◆ Task goal: Exclude the pictures, then copy word for word the lines running from the beginning of the records through the line with "y_ticks = [0.04, 0.05, 0.06, 0.07, 0.08, 0.09, 0.10]".

◆ Material to process:
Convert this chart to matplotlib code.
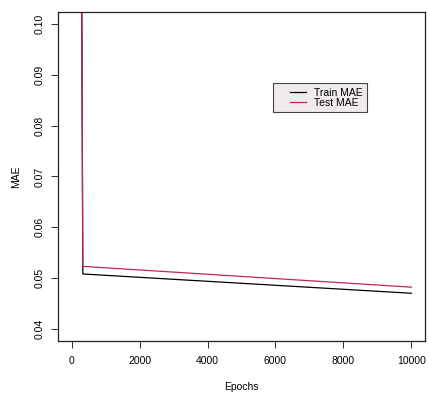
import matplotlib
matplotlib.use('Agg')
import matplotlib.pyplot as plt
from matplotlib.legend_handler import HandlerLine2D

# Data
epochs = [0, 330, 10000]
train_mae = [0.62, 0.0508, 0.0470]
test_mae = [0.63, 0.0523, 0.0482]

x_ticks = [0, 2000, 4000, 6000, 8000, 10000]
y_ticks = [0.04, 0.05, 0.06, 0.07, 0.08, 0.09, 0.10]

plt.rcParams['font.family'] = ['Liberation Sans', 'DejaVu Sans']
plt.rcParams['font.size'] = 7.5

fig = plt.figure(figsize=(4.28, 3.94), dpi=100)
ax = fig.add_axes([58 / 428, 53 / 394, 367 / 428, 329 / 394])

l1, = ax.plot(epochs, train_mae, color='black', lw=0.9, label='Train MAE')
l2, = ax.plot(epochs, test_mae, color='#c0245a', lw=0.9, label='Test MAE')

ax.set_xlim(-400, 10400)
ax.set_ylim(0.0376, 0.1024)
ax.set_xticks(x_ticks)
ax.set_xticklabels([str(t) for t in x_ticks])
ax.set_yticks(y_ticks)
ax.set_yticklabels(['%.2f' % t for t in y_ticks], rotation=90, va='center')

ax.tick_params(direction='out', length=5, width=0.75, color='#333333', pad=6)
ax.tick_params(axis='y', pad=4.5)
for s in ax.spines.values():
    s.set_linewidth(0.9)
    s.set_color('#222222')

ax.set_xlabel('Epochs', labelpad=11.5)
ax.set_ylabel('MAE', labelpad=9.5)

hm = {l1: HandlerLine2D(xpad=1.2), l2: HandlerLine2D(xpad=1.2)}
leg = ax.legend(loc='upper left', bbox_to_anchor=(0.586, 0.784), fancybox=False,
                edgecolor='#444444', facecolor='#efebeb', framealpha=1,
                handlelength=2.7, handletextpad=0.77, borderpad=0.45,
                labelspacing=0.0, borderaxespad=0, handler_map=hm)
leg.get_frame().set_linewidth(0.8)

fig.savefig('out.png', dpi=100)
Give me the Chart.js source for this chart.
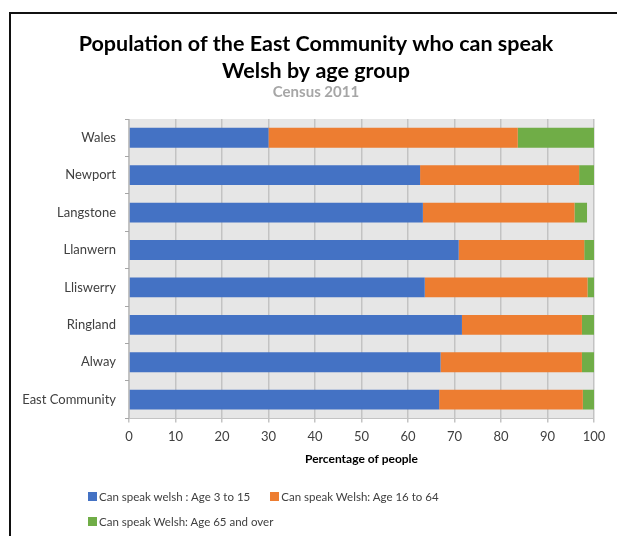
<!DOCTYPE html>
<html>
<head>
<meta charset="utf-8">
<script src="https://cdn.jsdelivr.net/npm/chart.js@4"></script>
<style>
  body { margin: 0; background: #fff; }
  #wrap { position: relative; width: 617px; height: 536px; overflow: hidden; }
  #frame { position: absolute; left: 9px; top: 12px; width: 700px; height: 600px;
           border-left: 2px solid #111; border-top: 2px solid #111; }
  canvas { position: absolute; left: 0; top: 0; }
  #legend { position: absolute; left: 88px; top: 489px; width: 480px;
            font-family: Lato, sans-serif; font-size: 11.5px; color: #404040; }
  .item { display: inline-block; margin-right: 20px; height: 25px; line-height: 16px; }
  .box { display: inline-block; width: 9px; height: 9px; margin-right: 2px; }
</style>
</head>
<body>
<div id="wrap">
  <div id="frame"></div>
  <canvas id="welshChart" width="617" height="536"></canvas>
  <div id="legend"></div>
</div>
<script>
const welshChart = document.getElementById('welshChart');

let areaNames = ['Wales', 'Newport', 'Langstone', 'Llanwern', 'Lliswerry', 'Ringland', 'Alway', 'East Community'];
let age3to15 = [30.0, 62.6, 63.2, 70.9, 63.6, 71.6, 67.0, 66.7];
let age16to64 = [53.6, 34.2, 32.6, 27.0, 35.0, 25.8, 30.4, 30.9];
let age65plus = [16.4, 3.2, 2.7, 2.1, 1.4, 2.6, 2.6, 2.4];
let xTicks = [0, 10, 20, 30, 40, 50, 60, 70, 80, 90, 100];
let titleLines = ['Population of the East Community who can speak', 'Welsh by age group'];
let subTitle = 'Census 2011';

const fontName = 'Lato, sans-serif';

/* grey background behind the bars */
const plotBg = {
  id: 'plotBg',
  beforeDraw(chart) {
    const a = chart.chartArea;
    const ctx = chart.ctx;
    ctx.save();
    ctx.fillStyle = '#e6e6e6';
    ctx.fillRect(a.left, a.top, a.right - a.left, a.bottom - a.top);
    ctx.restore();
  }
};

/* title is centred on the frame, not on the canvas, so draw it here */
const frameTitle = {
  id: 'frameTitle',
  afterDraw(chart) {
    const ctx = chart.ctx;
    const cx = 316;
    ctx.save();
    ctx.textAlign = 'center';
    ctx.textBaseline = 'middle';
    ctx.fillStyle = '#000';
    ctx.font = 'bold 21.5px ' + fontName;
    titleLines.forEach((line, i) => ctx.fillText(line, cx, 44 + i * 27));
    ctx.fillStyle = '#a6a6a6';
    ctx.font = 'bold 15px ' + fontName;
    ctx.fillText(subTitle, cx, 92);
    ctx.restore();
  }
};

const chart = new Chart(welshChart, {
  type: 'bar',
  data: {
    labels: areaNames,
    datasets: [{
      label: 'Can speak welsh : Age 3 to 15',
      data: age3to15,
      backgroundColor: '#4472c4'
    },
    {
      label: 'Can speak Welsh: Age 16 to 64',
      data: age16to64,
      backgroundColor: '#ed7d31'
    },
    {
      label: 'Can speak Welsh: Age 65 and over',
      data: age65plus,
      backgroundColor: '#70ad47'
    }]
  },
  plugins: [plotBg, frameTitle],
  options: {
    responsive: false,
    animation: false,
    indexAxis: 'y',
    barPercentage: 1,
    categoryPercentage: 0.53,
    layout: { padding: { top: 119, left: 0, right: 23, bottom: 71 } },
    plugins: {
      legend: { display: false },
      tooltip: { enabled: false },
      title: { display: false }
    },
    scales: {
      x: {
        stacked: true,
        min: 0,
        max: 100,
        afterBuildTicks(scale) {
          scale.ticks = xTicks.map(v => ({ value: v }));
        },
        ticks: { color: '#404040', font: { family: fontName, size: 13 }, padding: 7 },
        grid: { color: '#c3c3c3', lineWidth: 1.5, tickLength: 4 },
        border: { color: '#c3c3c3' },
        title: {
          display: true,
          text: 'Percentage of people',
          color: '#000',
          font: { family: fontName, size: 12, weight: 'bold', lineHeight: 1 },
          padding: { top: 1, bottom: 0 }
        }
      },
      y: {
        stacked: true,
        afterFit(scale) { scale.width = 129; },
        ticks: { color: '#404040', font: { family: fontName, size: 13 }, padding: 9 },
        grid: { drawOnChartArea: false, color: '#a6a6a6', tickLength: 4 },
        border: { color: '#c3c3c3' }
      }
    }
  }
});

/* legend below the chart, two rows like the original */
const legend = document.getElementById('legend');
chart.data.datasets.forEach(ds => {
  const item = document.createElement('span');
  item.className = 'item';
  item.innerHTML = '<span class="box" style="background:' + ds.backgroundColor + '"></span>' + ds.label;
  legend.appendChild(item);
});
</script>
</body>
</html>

◆ Result of this exercise:
Convert this chart to matplotlib code.
import matplotlib
matplotlib.use('Agg')
import matplotlib.pyplot as plt
from matplotlib.legend_handler import HandlerLine2D

# Data
epochs = [0, 330, 10000]
train_mae = [0.62, 0.0508, 0.0470]
test_mae = [0.63, 0.0523, 0.0482]

x_ticks = [0, 2000, 4000, 6000, 8000, 10000]
y_ticks = [0.04, 0.05, 0.06, 0.07, 0.08, 0.09, 0.10]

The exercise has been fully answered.